Mandiant observed crashes across multiple UNC3886 cases between late 2021 and early 2022.
The researchers also noticed that most environments where these crashes were observed had log entries preserved, however, the ‘vmdird’ core dumps were removed.
“VMware’s default configurations keep core dumps for an indefinite amount of time on the system, suggesting the core dumps were purposely removed by the attacker in an attempt to cover their tracks.” concludes the report. “As mentioned in the VMware advisory, this vulnerability has since been patched in vCenter 8.0U2 and Mandiant recommends VMware users updating to the latest version of vCenter to account for this vulnerability seeing exploitation in the wild.”

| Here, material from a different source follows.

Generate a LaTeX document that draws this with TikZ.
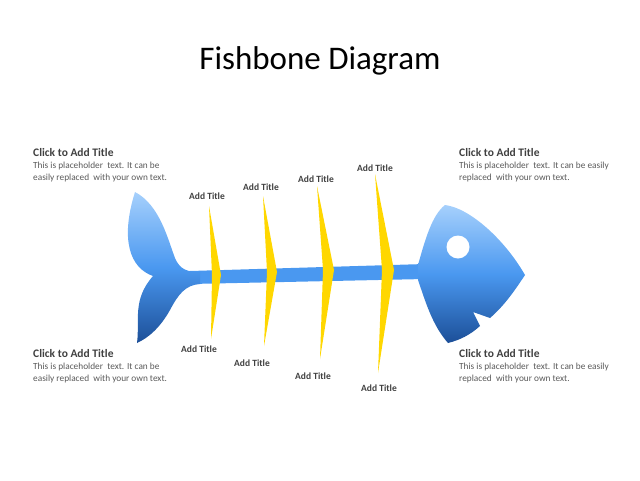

According to Binding Operational Directive (BOD) 22-01: Reducing the Significant Risk of Known Exploited Vulnerabilities, FCEB agencies have to address the identified vulnerabilities by the due date to protect their networks against attacks exploiting the flaws in the catalog.
Experts recommend also private organizations review the Catalog and address the vulnerabilities in their infrastructure.
CISA orders federal agencies to fix this vulnerability by February 12, 2024.